> **Directions for this task**:
The listing below begins with the first line you should copy; stop after the line containing "alt_ticks = [0, 2000, 4000, 6000, 8000, 10000, 12000]", and drop every picture.

-- Supplied information start --

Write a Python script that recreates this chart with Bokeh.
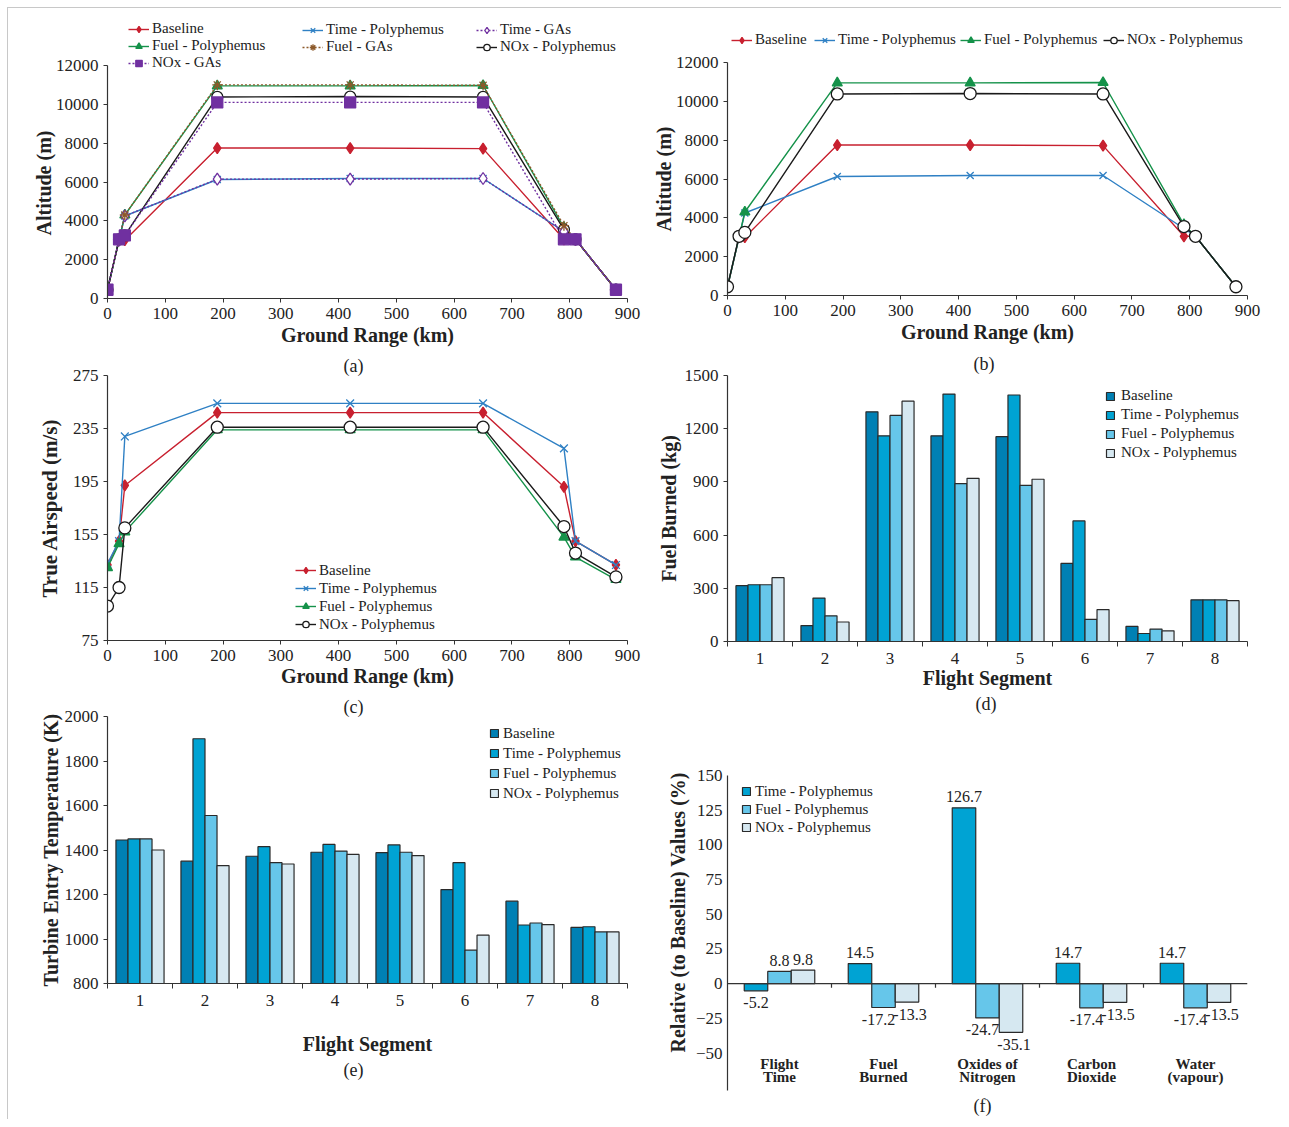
import numpy as np
from bokeh.plotting import figure
from bokeh.models import Legend, LegendItem, FixedTicker, Title, Span, Range1d
from bokeh.layouts import row, column
from bokeh.embed import file_html
from bokeh.resources import INLINE
from bokeh.core.properties import value

FONT = "Liberation Serif"

# ---------------- data ----------------
ground_range = [0, 20, 30, 190, 420, 650, 790, 810, 880]
ground_ticks = [0, 100, 200, 300, 400, 500, 600, 700, 800, 900]

alt_baseline = [450, 3000, 3000, 7750, 7750, 7720, 3050, 3050, 450]
alt_time_poly = [450, 3000, 4250, 6130, 6180, 6180, 3450, 3050, 450]
alt_fuel_poly = [450, 3000, 4300, 10950, 10950, 10970, 3650, 3050, 450]
alt_nox_poly = [450, 3050, 3250, 10380, 10400, 10380, 3550, 3050, 450]
alt_time_gas = [450, 3000, 4250, 6150, 6150, 6180, 3450, 3050, 450]
alt_fuel_gas = [450, 3000, 4300, 11000, 11000, 10980, 3750, 3050, 450]
alt_nox_gas = [450, 3050, 3250, 10100, 10100, 10100, 3050, 3050, 450]
alt_ticks = [0, 2000, 4000, 6000, 8000, 10000, 12000]

tas_baseline = [132, 150, 192, 247, 247, 247, 191, 150, 132]
tas_time_poly = [133, 150, 229, 254, 254, 254, 220, 150, 132]
tas_fuel_poly = [130, 148, 157, 234, 234, 234, 153, 138, 121]
tas_nox_poly = [101, 115, 160, 236, 236, 236, 161, 141, 123]
tas_ticks = [75, 115, 155, 195, 235, 275]

segments = ["1", "2", "3", "4", "5", "6", "7", "8"]
fuel_baseline = [315, 90, 1295, 1160, 1155, 440, 85, 235]
fuel_time = [320, 245, 1160, 1395, 1390, 680, 45, 235]
fuel_fuel = [320, 145, 1275, 890, 880, 125, 70, 235]
fuel_nox = [360, 110, 1355, 920, 915, 180, 60, 230]
fuel_ticks = [0, 300, 600, 900, 1200, 1500]

tet_baseline = [1445, 1350, 1372, 1390, 1388, 1222, 1170, 1052]
tet_time = [1450, 1900, 1415, 1425, 1423, 1343, 1063, 1055]
tet_fuel = [1450, 1555, 1343, 1395, 1390, 950, 1072, 1032]
tet_nox = [1400, 1330, 1337, 1380, 1375, 1017, 1065, 1032]
tet_ticks = [800, 1000, 1200, 1400, 1600, 1800, 2000]

impact_categories = ["Flight\nTime", "Fuel\nBurned", "Oxides of\nNitrogen",
                     "Carbon\nDioxide", "Water\n(vapour)"]
rel_time = [-5.2, 14.5, 126.7, 14.7, 14.7]
rel_fuel = [8.8, -17.2, -24.7, -17.4, -17.4]
rel_nox = [9.8, -13.3, -35.1, -13.5, -13.5]
rel_ticks = [-50, -25, 0, 25, 50, 75, 100, 125, 150]

# ---------------- styles ----------------
RED = "#c8202f"
BLUE = "#2f80c4"
GREEN = "#15924a"
BLACK = "#1a1a1a"
PURPLE = "#7030a0"
BROWN = "#8c5a2b"
BAR_COLORS = ["#0080b4", "#00a3d3", "#66c6ea", "#d6e8f1"]
BAR_LINE = "#2a2a2a"
TXT = "#222222"


def base_fig(w, h, mbl, mbr, mbt, mbb, xr, yr, **kw):
    p = figure(width=w, height=h, x_range=xr, y_range=yr,
               output_backend="svg", toolbar_location=None,
               min_border_left=mbl, min_border_right=mbr,
               min_border_top=mbt, min_border_bottom=mbb, **kw)
    p.outline_line_color = None
    p.xgrid.visible = False
    p.ygrid.visible = False
    p.background_fill_color = "white"
    p.border_fill_color = "white"
    for ax in p.axis:
        ax.axis_line_color = "#333333"
        ax.axis_line_width = 1.2
        ax.major_tick_line_color = "#333333"
        ax.minor_tick_line_color = None
        ax.major_tick_in = 0
        ax.major_tick_out = 4
        ax.major_label_text_font = FONT
        ax.major_label_text_font_size = "17px"
        ax.major_label_text_color = TXT
        ax.axis_label_text_font = FONT
        ax.axis_label_text_font_style = "bold"
        ax.axis_label_text_font_size = "20px"
        ax.axis_label_text_color = TXT
        ax.axis_label_standoff = 2
    return p


def caption(p, text, offset, where="below", standoff=0):
    """Panel caption such as (a); placed with a pixel offset from the frame's left edge."""
    p.add_layout(Title(text=text, align="left", offset=offset, text_font=FONT,
                       text_font_size="18px", text_font_style="normal",
                       text_color=TXT, standoff=standoff), where)


def side_label(p, text, where, offset, size="20px", standoff=0):
    p.add_layout(Title(text=text, align="left", offset=offset, text_font=FONT,
                       text_font_size=size, text_font_style="bold",
                       text_color=TXT, standoff=standoff), where)


def place_legend(p, items, fx, fb, x, ytop, pitch, gw, gh, standoff):
    lg = Legend(items=items, location=(x - fx, fb - (ytop + pitch * len(items))),
                orientation="vertical", margin=0, padding=0, spacing=0,
                border_line_color=None, background_fill_alpha=0,
                label_text_font=FONT, label_text_font_size="15px",
                label_text_color=TXT, label_height=int(pitch),
                glyph_width=gw, glyph_height=gh, label_standoff=standoff)
    p.add_layout(lg, "center")


def series(p, y, color, marker, size, fill, dash="solid"):
    l = p.line(ground_range, y, line_color=color, line_width=1.4, line_dash=dash)
    s = p.scatter(ground_range, y, marker=marker, size=size, line_color=color,
                  fill_color=fill, line_width=1.3)
    return [l, s]


def line_axes(p, yticks):
    p.xaxis.ticker = FixedTicker(ticks=ground_ticks)
    p.yaxis.ticker = FixedTicker(ticks=yticks)


# ---------------- (a) ----------------
# frame spans 18..298 px; 12000 m sits 233 px above its bottom, the legend uses the top strip
A_TOP = 12000 * 280 / 233
pa = base_fig(641, 344, 99, 22, 10, 54, Range1d(0, 900), Range1d(0, A_TOP))
line_axes(pa, alt_ticks)
pa.yaxis.bounds = (0, 12000)
pa.xaxis.axis_label = "Ground Range (km)"
side_label(pa, "Altitude (m)", "left", 63, standoff=-4)
ra_base = series(pa, alt_baseline, RED, "diamond", 11, RED)
ra_time = series(pa, alt_time_poly, BLUE, "x", 10, BLUE)
ra_fuel = series(pa, alt_fuel_poly, GREEN, "triangle", 10, GREEN)
ra_nox = series(pa, alt_nox_poly, BLACK, "circle", 11, "white")
ra_tgas = series(pa, alt_time_gas, PURPLE, "diamond", 12, "white", dash="2 2")
ra_fgas = series(pa, alt_fuel_gas, BROWN, "asterisk", 10, BROWN, dash="2 2")
ra_ngas = series(pa, alt_nox_gas, PURPLE, "square", 11, PURPLE, dash="2 2")
FA_L, FA_B = 107, 298
place_legend(pa, [LegendItem(label="Baseline", renderers=ra_base),
                  LegendItem(label="Fuel - Polyphemus", renderers=ra_fuel),
                  LegendItem(label="NOx - GAs", renderers=ra_ngas)],
             FA_L, FA_B, 128, 23, 16, 21, 16, 3)
place_legend(pa, [LegendItem(label="Time - Polyphemus", renderers=ra_time),
                  LegendItem(label="Fuel - GAs", renderers=ra_fgas)],
             FA_L, FA_B, 302, 23, 16, 21, 16, 3)
place_legend(pa, [LegendItem(label="Time - GAs", renderers=ra_tgas),
                  LegendItem(label="NOx - Polyphemus", renderers=ra_nox)],
             FA_L, FA_B, 476, 23, 16, 21, 16, 3)

# ---------------- (b) ----------------
# frame spans 18..295 px vertically; 12000 m sits 233 px above its bottom
B_TOP = 12000 * 277 / 233
pb = base_fig(632, 341, 78, 34, 10, 54, Range1d(0, 900), Range1d(0, B_TOP))
line_axes(pb, alt_ticks)
pb.yaxis.bounds = (0, 12000)
pb.xaxis.axis_label = "Ground Range (km)"
side_label(pb, "Altitude (m)", "left", 64, standoff=-4)
rb_base = series(pb, alt_baseline, RED, "diamond", 11, RED)
rb_time = series(pb, alt_time_poly, BLUE, "x", 10, BLUE)
rb_fuel = series(pb, alt_fuel_poly, GREEN, "triangle", 10, GREEN)
rb_nox = series(pb, alt_nox_poly, BLACK, "circle", 12, "white")
FB_L, FB_B = 727, 295
for lab, rr, xx in [("Baseline", rb_base, 731), ("Time - Polyphemus", rb_time, 814),
                    ("Fuel - Polyphemus", rb_fuel, 960), ("NOx - Polyphemus", rb_nox, 1103)]:
    place_legend(pb, [LegendItem(label=lab, renderers=rr)], FB_L, FB_B, xx, 32, 16, 21, 16, 3)

# ---------------- (c) ----------------
pc = base_fig(641, 341, 99, 22, 23, 53, Range1d(0, 900), Range1d(75, 275))
line_axes(pc, tas_ticks)
pc.xaxis.axis_label = "Ground Range (km)"
pc.xaxis.axis_label_standoff = 1
pc.yaxis.axis_label = "True Airspeed (m/s)"
pc.yaxis.axis_label_text_font_size = "21px"
pc.yaxis.axis_label_standoff = 8
caption(pc, "(a)", 236, "above")
rc_base = series(pc, tas_baseline, RED, "diamond", 11, RED)
rc_time = series(pc, tas_time_poly, BLUE, "x", 11, BLUE)
rc_fuel = series(pc, tas_fuel_poly, GREEN, "triangle", 10, GREEN)
rc_nox = series(pc, tas_nox_poly, BLACK, "circle", 12, "white")
place_legend(pc, [LegendItem(label="Baseline", renderers=rc_base),
                  LegendItem(label="Time - Polyphemus", renderers=rc_time),
                  LegendItem(label="Fuel - Polyphemus", renderers=rc_fuel),
                  LegendItem(label="NOx - Polyphemus", renderers=rc_nox)],
             107, 640, 295, 561, 18, 21, 16, 3)


# ---------------- bar panels ----------------
def bar_panel(w, h, mbl, mbr, mbt, mbb, ylo, yhi, yticks, series_vals, ylabel):
    n = len(segments)
    p = base_fig(w, h, mbl, mbr, mbt, mbb, Range1d(0.5, n + 0.5), Range1d(ylo, yhi))
    centers = np.arange(1, n + 1)
    bw = 0.185
    offs = [-1.5 * bw, -0.5 * bw, 0.5 * bw, 1.5 * bw]
    rends = []
    for vals, col, off in zip(series_vals, BAR_COLORS, offs):
        r = p.vbar(x=centers + off, top=vals, bottom=ylo, width=bw, fill_color=col,
                   line_color=BAR_LINE, line_width=1.2)
        rends.append(r)
    p.xaxis.ticker = FixedTicker(ticks=[int(c) for c in centers],
                                 minor_ticks=list(np.arange(0.5, n + 1, 1.0)))
    p.xaxis.major_label_overrides = {int(c): s for c, s in zip(centers, segments)}
    p.xaxis.major_tick_out = 0
    p.xaxis.minor_tick_line_color = "#333333"
    p.xaxis.minor_tick_out = 5
    p.xaxis.minor_tick_in = 0
    p.xaxis.major_label_standoff = 6
    p.yaxis.ticker = FixedTicker(ticks=yticks)
    p.xaxis.axis_label = "Flight Segment"
    p.yaxis.axis_label = ylabel
    return p, rends


NAMES4 = ["Baseline", "Time - Polyphemus", "Fuel - Polyphemus", "NOx - Polyphemus"]

pd_, rd = bar_panel(632, 367, 78, 34, 26, 75, 0, 1500, fuel_ticks,
                    [fuel_baseline, fuel_time, fuel_fuel, fuel_nox], "Fuel Burned (kg)")
pd_.yaxis.axis_label_standoff = 2
pd_.xaxis.axis_label_standoff = 0
caption(pd_, "(b)", 246, "above", standoff=3)
caption(pd_, "(d)", 248)
place_legend(pd_, [LegendItem(label=nm, renderers=[r]) for nm, r in zip(NAMES4, rd)],
             727, 641, 1105, 386, 19, 10, 10, 6)

pe, re_ = bar_panel(641, 426, 99, 22, 23, 136, 800, 2000, tet_ticks,
                    [tet_baseline, tet_time, tet_fuel, tet_nox], "Turbine Entry Temperature (K)")
pe.xaxis.axis_label_standoff = 24
pe.yaxis.axis_label_standoff = 0
caption(pe, "(c)", 236, "above")
caption(pe, "(e)", 236)
place_legend(pe, [LegendItem(label=nm, renderers=[r]) for nm, r in zip(NAMES4, re_)],
             107, 983, 489, 723, 20, 10, 10, 4)

# ---------------- (f) ----------------
ncat = len(impact_categories)
pf = base_fig(632, 403, 78, 34, 59, 29, Range1d(0.5, ncat + 0.5), Range1d(-77, 150),
              x_axis_location=None)
pf.yaxis.ticker = FixedTicker(ticks=rel_ticks)
pf.yaxis.major_tick_out = 0
side_label(pf, "Relative (to Baseline) Values (%)", "left", 38, size="20px", standoff=7)
pf.add_layout(Span(location=0, dimension="width", line_color="#333333", line_width=1.2))
cx = np.arange(1, ncat + 1)
pf.segment(x0=list(cx[:-1] + 0.5), y0=0, x1=list(cx[:-1] + 0.5), y1=-3,
           line_color="#333333", line_width=1.2)
bwf = 0.226
rf = []
for vals, col, off, ldx in zip([rel_time, rel_fuel, rel_nox], BAR_COLORS[1:],
                               [-bwf, 0, bwf], [0, -5, 3]):
    r = pf.vbar(x=cx + off, top=vals, bottom=0, width=bwf, fill_color=col,
                line_color=BAR_LINE, line_width=1.2)
    rf.append(r)
    xs = list(cx + off)
    up_x = [x for x, v in zip(xs, vals) if v >= 0]
    up_v = [v for v in vals if v >= 0]
    dn_x = [x for x, v in zip(xs, vals) if v < 0]
    dn_v = [v for v in vals if v < 0]
    pf.text(x=up_x, y=up_v, text=[f"{v:.1f}" for v in up_v], text_align="center",
            text_baseline="middle", y_offset=-11, text_font=value(FONT),
            text_font_size="16px", text_color=TXT)
    pf.text(x=dn_x, y=dn_v, text=[f"{v:.1f}" for v in dn_v], text_align="center",
            text_baseline="middle", x_offset=ldx, y_offset=12, text_font=value(FONT),
            text_font_size="16px", text_color=TXT)
line1 = [c.split("\n")[0] for c in impact_categories]
line2 = [c.split("\n")[1] for c in impact_categories]
for txt, dy in [(line1, -27), (line2, -14)]:
    pf.text(x=list(cx), y=-77, text=txt, text_align="center", text_baseline="middle",
            y_offset=dy, text_font=value(FONT), text_font_size="15px",
            text_font_style="bold", text_color=TXT)
caption(pf, "(f)", 246, standoff=6)
place_legend(pf, [LegendItem(label=nm, renderers=[r]) for nm, r in zip(NAMES4[1:], rf)],
             727, 1090, 741, 782, 18, 10, 10, 4)

layout = row(column(pa, pc, pe), column(pb, pd_, pf), margin=(7, 0, 0, 7),
             styles={"border-top": "1px solid #c8c8c8", "border-left": "1px solid #c8c8c8"})

open("out.html", "w").write(file_html(layout, INLINE))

-- Supplied information end --

> **Answer for this exercise**:
Write a Python script that recreates this chart with Bokeh.
import numpy as np
from bokeh.plotting import figure
from bokeh.models import Legend, LegendItem, FixedTicker, Title, Span, Range1d
from bokeh.layouts import row, column
from bokeh.embed import file_html
from bokeh.resources import INLINE
from bokeh.core.properties import value

FONT = "Liberation Serif"

# ---------------- data ----------------
ground_range = [0, 20, 30, 190, 420, 650, 790, 810, 880]
ground_ticks = [0, 100, 200, 300, 400, 500, 600, 700, 800, 900]

alt_baseline = [450, 3000, 3000, 7750, 7750, 7720, 3050, 3050, 450]
alt_time_poly = [450, 3000, 4250, 6130, 6180, 6180, 3450, 3050, 450]
alt_fuel_poly = [450, 3000, 4300, 10950, 10950, 10970, 3650, 3050, 450]
alt_nox_poly = [450, 3050, 3250, 10380, 10400, 10380, 3550, 3050, 450]
alt_time_gas = [450, 3000, 4250, 6150, 6150, 6180, 3450, 3050, 450]
alt_fuel_gas = [450, 3000, 4300, 11000, 11000, 10980, 3750, 3050, 450]
alt_nox_gas = [450, 3050, 3250, 10100, 10100, 10100, 3050, 3050, 450]
alt_ticks = [0, 2000, 4000, 6000, 8000, 10000, 12000]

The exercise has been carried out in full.